In the past, some citizen journalism efforts focused on open source sleuthing have made high-profile mistakes; for instance, after the Boston Marathon bombing in 2013, online amateur sleuths incorrectly identified suspects, creating additional chaos. But the current crop of citizen journalists collating footage have more straightforward goals—they aim to act as archivists, not detectives.

Woke, for example, was founded during the Black Lives Matter protests this summer with the intention of both providing access to live feeds and archiving the actions. In the past six months, they’ve archived an estimated 30,000 streams from protests across the country. “The platforms are pretty notorious for pulling them down,” says Ryan Carmichael, a streamer who runs Woke’s Twitch channel, which had a half a million viewers yesterday.

During Wednesday’s riot, Woke pulled a variety of streams, from mainstream news organizations to right-wing figures on the ground, and broadcast them simultaneously, creating a collage of different perspectives on the event. “This is a new thing for the historic record, the fact that people are willingly making public video feeds from the front lines,” says Max Goodhart, another member of the Woke collective. “We see ourselves as curators.”

These curatorial efforts face a major obstacle: the social networks where they find their footage.
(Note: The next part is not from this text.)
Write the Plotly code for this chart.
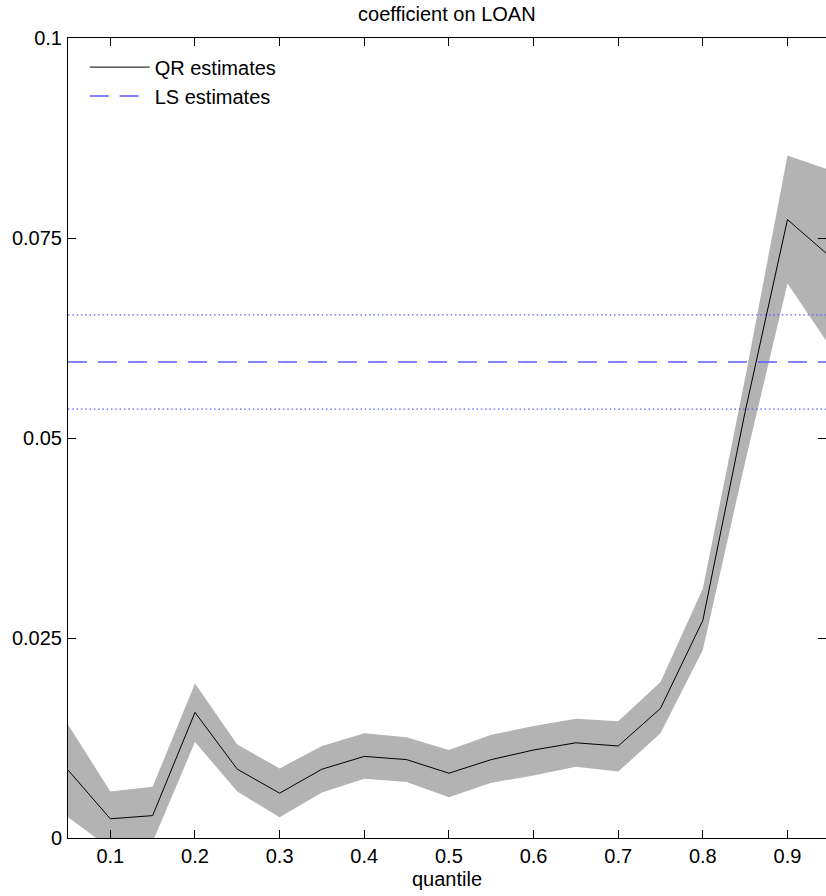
import plotly.graph_objects as go

# quantile grid and QR estimates with confidence band
quantiles = [0.05, 0.10, 0.15, 0.20, 0.25, 0.30, 0.35, 0.40, 0.45, 0.50,
             0.55, 0.60, 0.65, 0.70, 0.75, 0.80, 0.85, 0.90, 0.95]
qr_coef = [0.0085, 0.0024, 0.0028, 0.0157, 0.0086, 0.0056, 0.0086, 0.0102, 0.0098, 0.0081,
           0.0098, 0.0110, 0.0119, 0.0115, 0.0162, 0.0272, 0.0533, 0.0773, 0.0727]
qr_upper = [0.0142, 0.0058, 0.0064, 0.0193, 0.0117, 0.0087, 0.0115, 0.0131, 0.0126, 0.0110,
            0.0129, 0.0140, 0.0149, 0.0146, 0.0195, 0.0312, 0.0575, 0.0853, 0.0835]
qr_lower = [0.0026, -0.0013, -0.0005, 0.0120, 0.0058, 0.0026, 0.0057, 0.0074, 0.0070, 0.0051,
            0.0069, 0.0078, 0.0089, 0.0083, 0.0131, 0.0235, 0.0470, 0.0693, 0.0615]

# least squares estimate and its band
ls_coef = 0.0595
ls_upper = 0.0654
ls_lower = 0.0536

FONT = 'Liberation Sans, Arial, sans-serif'
BLUE = '#5c5cff'

fig = go.Figure()
fig.add_trace(go.Scatter(
    x=quantiles + quantiles[::-1],
    y=qr_upper + qr_lower[::-1],
    fill='toself', fillcolor='#b3b3b3',
    line=dict(width=0), mode='lines',
    showlegend=False, hoverinfo='skip'
))
fig.add_trace(go.Scatter(
    x=quantiles, y=qr_coef, mode='lines', name='QR estimates',
    line=dict(color='black', width=1)
))
ends = [quantiles[0], quantiles[-1]]
fig.add_trace(go.Scatter(
    x=ends, y=[ls_coef] * 2, mode='lines', name='LS estimates',
    line=dict(color=BLUE, width=1.5, dash='19px,11px')
))
for v in (ls_upper, ls_lower):
    fig.add_trace(go.Scatter(
        x=ends, y=[v] * 2, mode='lines', showlegend=False,
        line=dict(color=BLUE, width=1.2, dash='1.5px,2.8px')
    ))

axis_style = dict(
    showline=True, linecolor='black', linewidth=1, mirror='ticks',
    ticks='inside', ticklen=8, tickcolor='black', showgrid=False,
    zeroline=False, tickfont=dict(size=20, color='black')
)
fig.update_layout(
    width=826, height=896,
    font=dict(family=FONT, color='black', size=20),
    plot_bgcolor='white', paper_bgcolor='white',
    title=dict(text='coefficient on LOAN', x=0.541, xanchor='center',
               y=0.984, yanchor='middle', font=dict(size=20)),
    xaxis=dict(range=[0.05, 0.9455], tickvals=[0.1, 0.2, 0.3, 0.4, 0.5, 0.6, 0.7, 0.8, 0.9],
               ticktext=['0.1', '0.2', '0.3', '0.4', '0.5', '0.6', '0.7', '0.8', '0.9'],
               title=dict(text='quantile', font=dict(size=20), standoff=5), **axis_style),
    yaxis=dict(range=[0, 0.1], tickvals=[0, 0.025, 0.05, 0.075, 0.1],
               ticktext=['0', '0.025', '0.05', '0.075', '0.1'], ticklabelstandoff=1,
               **axis_style),
    legend=dict(x=0.022, y=0.988, xanchor='left', yanchor='top',
                bgcolor='rgba(0,0,0,0)', font=dict(size=20), itemwidth=60,
                tracegroupgap=0),
    margin=dict(l=68, r=0, t=38, b=58)
)
fig.write_html('out.html', config={'displayModeBar': False},
               post_script="document.body.style.margin='0';"
               "document.body.style.overflow='hidden';")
Tech giants are under enormous pressure right now when it comes to how to handle right-wing extremists and President Trump, who used Twitter and Facebook to encourage the mob. They have taken unprecedented steps to moderate the president’s posts, and their quick action in removing riot footage speaks to how eager they are to appear proactive. But while enforcing their rules on the president may help prevent him from egging on his followers further, the rush to delete videos posted by those very followers may end up making them harder to hold accountable. Meanwhile, citizen journalists are stuck facing the same repercussions as the mobs they’re trying to document. Woke, for example, says its YouTube channel received a strike for posting footage of yesterday’s event, preventing it from uploading new clips for a week.

It’s these kinds of good-faith efforts to quell violence that may end up doing more harm than good. “The idea that it is dangerous for people to see footage of this event that we're seeing around the world is far-fetched to me,” says Ben Wizner, the director of the ACLU’s Project on Speech, Privacy, and Technology. “Taking down footage of what happened yesterday seems, to me, like an unjustifiable capitulation.” With many major figures on the right already attempting to reframe yesterday’s events as an attack from leftists in disguise, it could also erase valuable documentation of who was actually there—something that many people will need to see.